If you have a sample that gives different output, please let me know.

The above example shows lcms giving different results when the input and output formats are float, vs. the input being integer (and output float). This is no surprise: the floating-point transform is only enabled in AllocEmptyTransform when both input and output formats are float.

I hope you're able to have another look at the updated PR.

mm2 commented 3 years ago

Already solved by 195c218dd3c8338e12563c9641ef89f84cc6f6b4 Thanks

mm2 commented 3 years ago

However I would argue that unbounded should only be conditioned on the output format: when the output format is floating point, the "unbounded" mode is still relevant when the input is integer: it is the only way to compute the "extended range" color values used by Apple above.

I fully agree. This is now the default behaviour. Thanks for the idea!

butcherg commented 3 years ago

So, following this discussion, I'd surmise that any formatter (Table 37 in the API doc) that ends in FLT or DBL used as the OutputFormat parameter in any of the cmsCreateTransform*() functions will produce an unbounded result... ?

BTW, in Table 37 there are a few integer formatters lurking at the end of the "Floating point" list on page 78...

mm2 commented 3 years ago

So, following this discussion, I'd surmise that any formatter (Table 37 in the API doc) that ends in FLT or DBL used as the OutputFormat parameter in any of the cmsCreateTransform*() functions will produce an unbounded result... ?

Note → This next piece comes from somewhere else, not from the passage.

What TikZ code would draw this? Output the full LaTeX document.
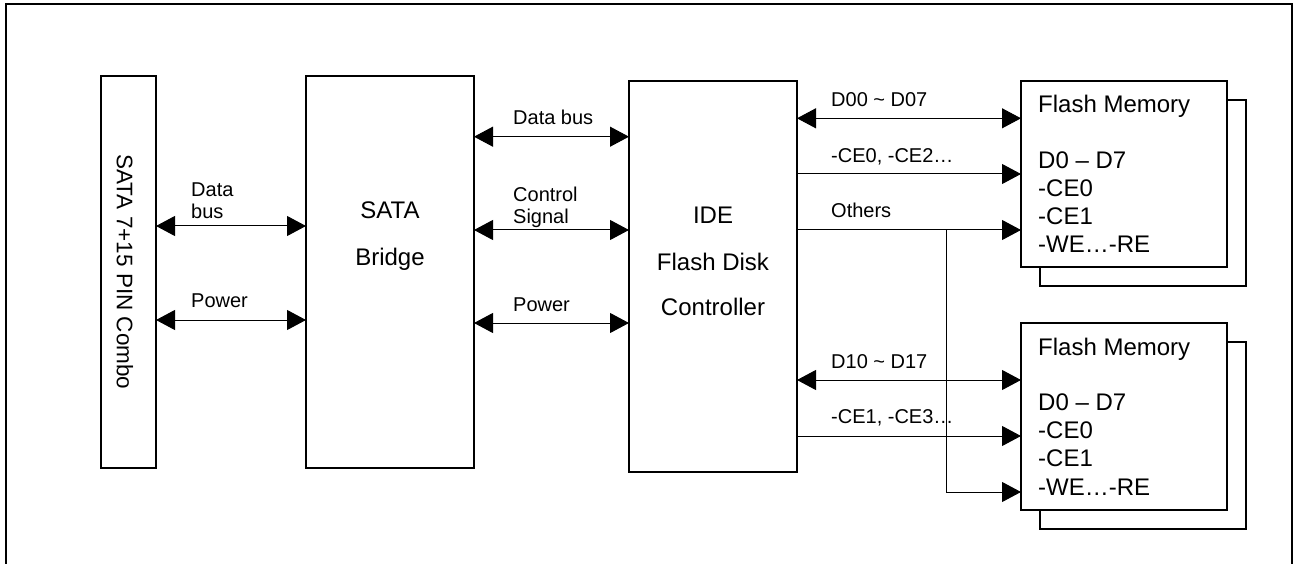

Yes, I have taken my time to think about this, and now I believe this is the right behaviour. Just imagine this example: you do a transform from AdobeRGB in 8 bits to sRGB in floats. Then you feed the transform with some flourescent green like (12, 253,20). This is on AdobeRGB gamut but outside any reasonable gamut. Even Lab is pushed to its limits. By this color. Anyway, what would you expect on output? Since you choose floats, you can handle negative or highlight values. Then you still can use the non-negatives flag or clip highlights if you want. Much better that getting results clipped to 0..1.0, which you can always get by using integer types on output. Any thoughts?

BTW, in Table 37 there are a few integer formatters lurking at the end of the "Floating point" list on page 78...

Thanks! I will fix that ASAP

butcherg commented 3 years ago

Makes perfect sense to me; any calculation to a float destination should not be bounded by data container or even black/white constraints. My software doesn't do integer->float transforms, as I translate whatever image input to float for subsequent internal use, including color transforms.

jpap commented 3 years ago

Verified 195c218dd3c8338e12563c9641ef89f84cc6f6b4 also fixes the problem.